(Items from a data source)
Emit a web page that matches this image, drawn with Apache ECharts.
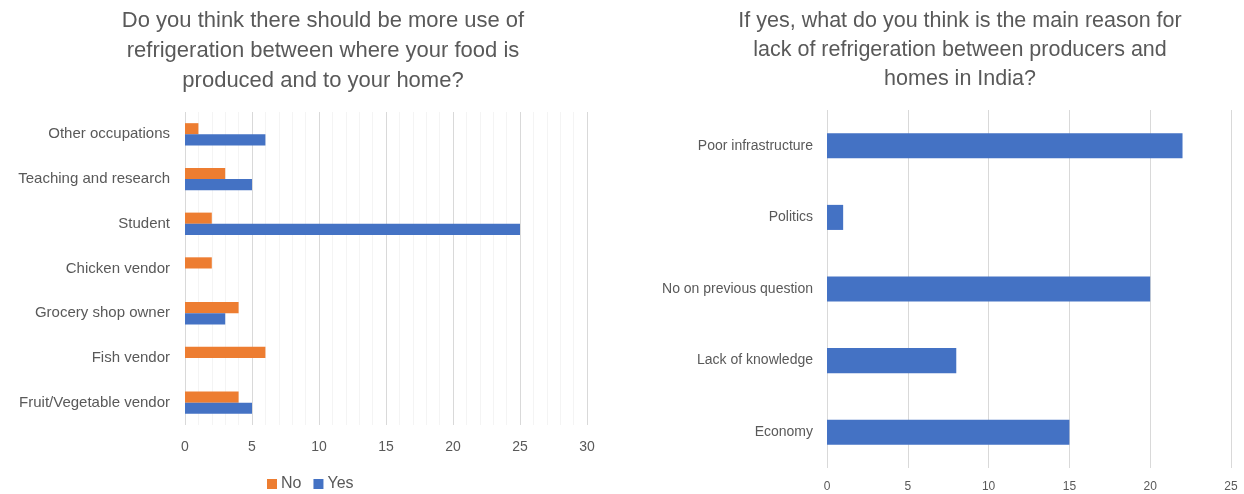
<!DOCTYPE html>
<html>
<head>
<meta charset="utf-8">
<script src="https://cdn.jsdelivr.net/npm/echarts@6/dist/echarts.min.js"></script>
<style>
  html, body { margin: 0; padding: 0; background: #fff; }
  #chart { width: 1244px; height: 494px; }
</style>
</head>
<body>
<div id="chart"></div>
<script>
// Survey answers by occupation (bottom to top)
const occupations = ['Fruit/Vegetable vendor', 'Fish vendor', 'Grocery shop owner', 'Chicken vendor', 'Student', 'Teaching and research', 'Other occupations'];
const noCounts = [4, 6, 4, 2, 2, 3, 1];
const yesCounts = [5, 0, 3, 0, 25, 5, 6];

// Reasons given for lack of refrigeration (bottom to top)
const reasons = ['Economy', 'Lack of knowledge', 'No on previous question', 'Politics', 'Poor infrastructure'];
const reasonCounts = [15, 8, 20, 1, 22];

const TEXT = '#595959';
const FONT = 'Liberation Sans';

const chart = echarts.init(document.getElementById('chart'), null, { renderer: 'canvas' });

chart.setOption({
  animation: false,
  textStyle: { fontFamily: FONT },
  title: [
    {
      text: 'Do you think there should be more use of\nrefrigeration between where your food is\nproduced and to your home?',
      left: 318, top: 1, textAlign: 'center',
      textStyle: { fontSize: 22, fontWeight: 'normal', color: TEXT, lineHeight: 30, fontFamily: FONT }
    },
    {
      text: 'If yes, what do you think is the main reason for\nlack of refrigeration between producers and\nhomes in India?',
      left: 955, top: 2, textAlign: 'center',
      textStyle: { fontSize: 21.5, fontWeight: 'normal', color: TEXT, lineHeight: 29, fontFamily: FONT }
    }
  ],
  legend: {
    data: ['No', 'Yes'],
    left: 262, bottom: -3,
    itemWidth: 10, itemHeight: 10, itemGap: 12,
    icon: 'rect',
    textStyle: { fontSize: 16, color: TEXT, fontFamily: FONT, padding: [0, 0, 0, -1] }
  },
  grid: [
    { left: 185, right: 657, top: 112, bottom: 69 },
    { left: 827, right: 13, top: 110, bottom: 26 }
  ],
  xAxis: [
    {
      gridIndex: 0, type: 'value', min: 0, max: 30, interval: 5,
      axisLine: { show: false }, axisTick: { show: false },
      axisLabel: { color: TEXT, fontSize: 14, margin: 15 },
      splitLine: { lineStyle: { color: '#D9D9D9', width: 1 } },
      minorTick: { show: false, splitNumber: 5 },
      minorSplitLine: { show: true, lineStyle: { color: '#F4F4F4', width: 1 } }
    },
    {
      gridIndex: 1, type: 'value', min: 0, max: 25, interval: 5,
      axisLine: { show: false }, axisTick: { show: false },
      axisLabel: { color: TEXT, fontSize: 12, margin: 13 },
      splitLine: { lineStyle: { color: '#D9D9D9', width: 1 } }
    }
  ],
  yAxis: [
    {
      gridIndex: 0, type: 'category', data: occupations,
      axisLine: { show: false }, axisTick: { show: false },
      axisLabel: { color: TEXT, fontSize: 15, margin: 15 }
    },
    {
      gridIndex: 1, type: 'category', data: reasons,
      axisLine: { show: false }, axisTick: { show: false },
      axisLabel: { color: TEXT, fontSize: 14, margin: 14 }
    }
  ],
  series: [
    {
      name: 'No', type: 'bar', xAxisIndex: 0, yAxisIndex: 0, data: noCounts,
      itemStyle: { color: '#ED7D31' }, barGap: '0%', barCategoryGap: '50%'
    },
    {
      name: 'Yes', type: 'bar', xAxisIndex: 0, yAxisIndex: 0, data: yesCounts,
      itemStyle: { color: '#4472C4' }, barGap: '0%', barCategoryGap: '50%'
    },
    {
      name: 'Reason', type: 'bar', xAxisIndex: 1, yAxisIndex: 1, data: reasonCounts,
      itemStyle: { color: '#4472C4' }, barCategoryGap: '65%'
    }
  ]
});
</script>
</body>
</html>
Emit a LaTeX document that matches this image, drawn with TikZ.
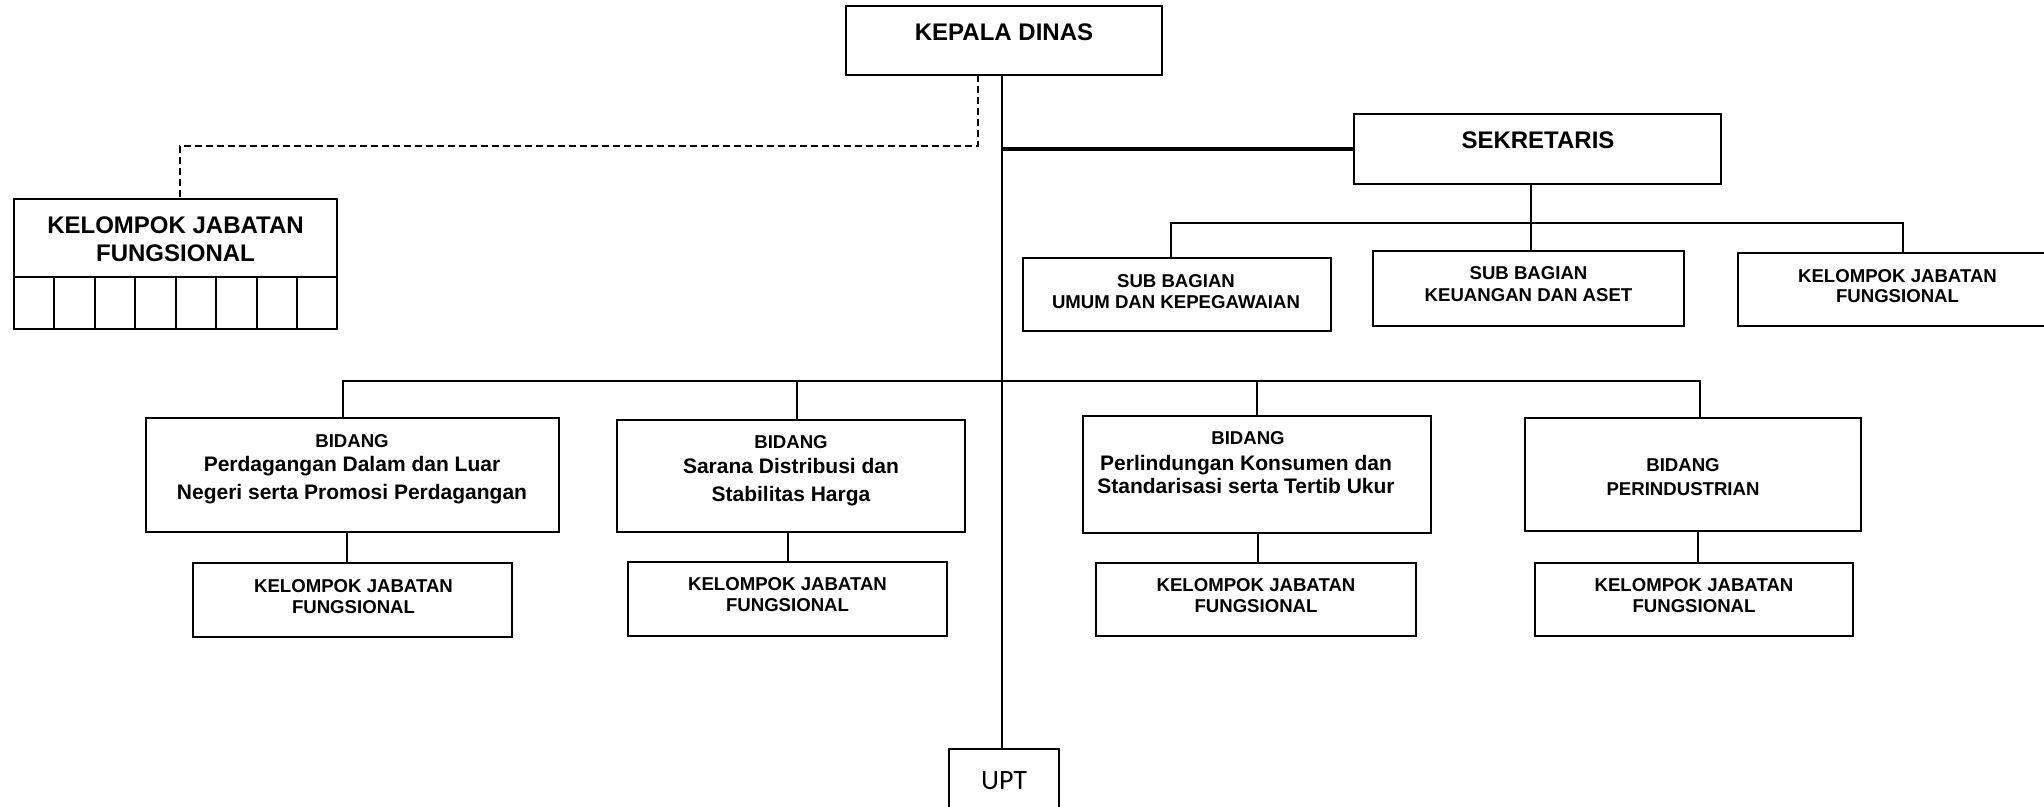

• WHAT TO PRODUCE
Write every entry out again exactly, dropping the pictures.

• RESULT FOR THIS TASK
Emit a web page that matches this image, drawn with Apache ECharts.
<!DOCTYPE html>
<html>
<head>
<meta charset="utf-8">
<script src="https://cdn.jsdelivr.net/npm/echarts@6/dist/echarts.min.js"></script>
<style>
  html, body { margin: 0; padding: 0; background: #fff; }
  #chart { width: 1244px; height: 494px; }
</style>
</head>
<body>
<div id="chart"></div>
<script>
// Survey answers by occupation (bottom to top)
const occupations = ['Fruit/Vegetable vendor', 'Fish vendor', 'Grocery shop owner', 'Chicken vendor', 'Student', 'Teaching and research', 'Other occupations'];
const noCounts = [4, 6, 4, 2, 2, 3, 1];
const yesCounts = [5, 0, 3, 0, 25, 5, 6];

// Reasons given for lack of refrigeration (bottom to top)
const reasons = ['Economy', 'Lack of knowledge', 'No on previous question', 'Politics', 'Poor infrastructure'];
const reasonCounts = [15, 8, 20, 1, 22];

const TEXT = '#595959';
const FONT = 'Liberation Sans';

const chart = echarts.init(document.getElementById('chart'), null, { renderer: 'canvas' });

chart.setOption({
  animation: false,
  textStyle: { fontFamily: FONT },
  title: [
    {
      text: 'Do you think there should be more use of\nrefrigeration between where your food is\nproduced and to your home?',
      left: 318, top: 1, textAlign: 'center',
      textStyle: { fontSize: 22, fontWeight: 'normal', color: TEXT, lineHeight: 30, fontFamily: FONT }
    },
    {
      text: 'If yes, what do you think is the main reason for\nlack of refrigeration between producers and\nhomes in India?',
      left: 955, top: 2, textAlign: 'center',
      textStyle: { fontSize: 21.5, fontWeight: 'normal', color: TEXT, lineHeight: 29, fontFamily: FONT }
    }
  ],
  legend: {
    data: ['No', 'Yes'],
    left: 262, bottom: -3,
    itemWidth: 10, itemHeight: 10, itemGap: 12,
    icon: 'rect',
    textStyle: { fontSize: 16, color: TEXT, fontFamily: FONT, padding: [0, 0, 0, -1] }
  },
  grid: [
    { left: 185, right: 657, top: 112, bottom: 69 },
    { left: 827, right: 13, top: 110, bottom: 26 }
  ],
  xAxis: [
    {
      gridIndex: 0, type: 'value', min: 0, max: 30, interval: 5,
      axisLine: { show: false }, axisTick: { show: false },
      axisLabel: { color: TEXT, fontSize: 14, margin: 15 },
      splitLine: { lineStyle: { color: '#D9D9D9', width: 1 } },
      minorTick: { show: false, splitNumber: 5 },
      minorSplitLine: { show: true, lineStyle: { color: '#F4F4F4', width: 1 } }
    },
    {
      gridIndex: 1, type: 'value', min: 0, max: 25, interval: 5,
      axisLine: { show: false }, axisTick: { show: false },
      axisLabel: { color: TEXT, fontSize: 12, margin: 13 },
      splitLine: { lineStyle: { color: '#D9D9D9', width: 1 } }
    }
  ],
  yAxis: [
    {
      gridIndex: 0, type: 'category', data: occupations,
      axisLine: { show: false }, axisTick: { show: false },
      axisLabel: { color: TEXT, fontSize: 15, margin: 15 }
    },
    {
      gridIndex: 1, type: 'category', data: reasons,
      axisLine: { show: false }, axisTick: { show: false },
      axisLabel: { color: TEXT, fontSize: 14, margin: 14 }
    }
  ],
  series: [
    {
      name: 'No', type: 'bar', xAxisIndex: 0, yAxisIndex: 0, data: noCounts,
      itemStyle: { color: '#ED7D31' }, barGap: '0%', barCategoryGap: '50%'
    },
    {
      name: 'Yes', type: 'bar', xAxisIndex: 0, yAxisIndex: 0, data: yesCounts,
      itemStyle: { color: '#4472C4' }, barGap: '0%', barCategoryGap: '50%'
    },
    {
      name: 'Reason', type: 'bar', xAxisIndex: 1, yAxisIndex: 1, data: reasonCounts,
      itemStyle: { color: '#4472C4' }, barCategoryGap: '65%'
    }
  ]
});
</script>
</body>
</html>
Emit a LaTeX document that matches this image, drawn with TikZ.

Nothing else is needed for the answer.